Freeh also was criticized for showing favoritism to his friends, micromanaging bureau operations, and being aloof from the news media. Freeh's defenders lauded the director for cutting "chair-warmers" from bureau staff, streamlining the organization, getting in closer contact with agents working in the field, and fostering cooperation with the rival Central Intelligence Agency (CIA). It also was noted that Freeh abandoned the personal excesses of his predecessor, opting to ride in a minivan instead of a limousine and fly on commercial jets instead of a private plane.
Despite the controversies, Freeh had the support of agents in the field. "In spite of well-publicized difficulties, the director's support within the bureau is largely intact," John J. Sennett, president of the FBI Agents Association told The New York Times in 1997. "Yet agents are very disturbed by recent negative press. Freeh's most significant shortcoming in the minds of agents has been his apparent unwillingness to get the bureau's story out."
Despite the FBI's image problems, Freeh said he intended remain director until the end of his term or for as long has he can be effective running the large bureaucracy with an annual budget of about $3 billion and about 25,000 agents.
Further Reading on Louis J. Freeh
Freeh is the subject of a brief biographical sketch in Who's Who in American Law, 1992-1993. His role in the successful prosecution of the so-called Pizza Connection case is briefly described in Ralph Blumenthal, Last Days of the Sicilians: The FBI's War Against the Mafia (1988), and the controversy leading to Sessions' dismissal and Freeh's appointment as FBI director is sketchily surveyed in Ronald Kessler, The FBI: Inside the World's Most Powerful Law Enforcement Agency (1993).
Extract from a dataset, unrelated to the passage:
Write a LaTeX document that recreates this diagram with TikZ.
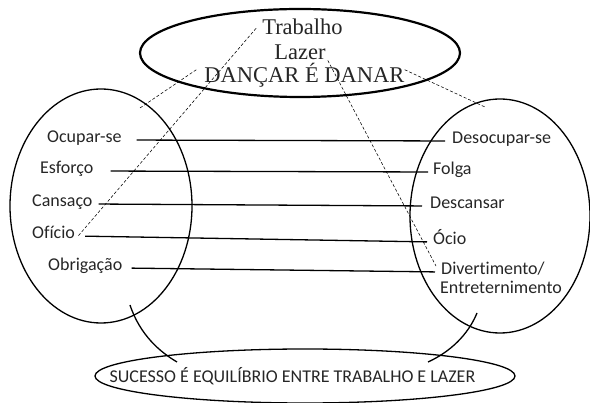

See also Leslie Grove's "The FBI's Freeh Agent" in Vanity Fair (December 1993). Researchers might more profitably consult the various news stories in national newspapers and periodicals (New York Times, Washington Post, USA Today, Newsweek, TIME) at the time of his nomination and confirmation as FBI director in July-September 1993 and the confirmation hearings held in August 1993 by the Senate Judiciary Committee on his nomination as FBI director.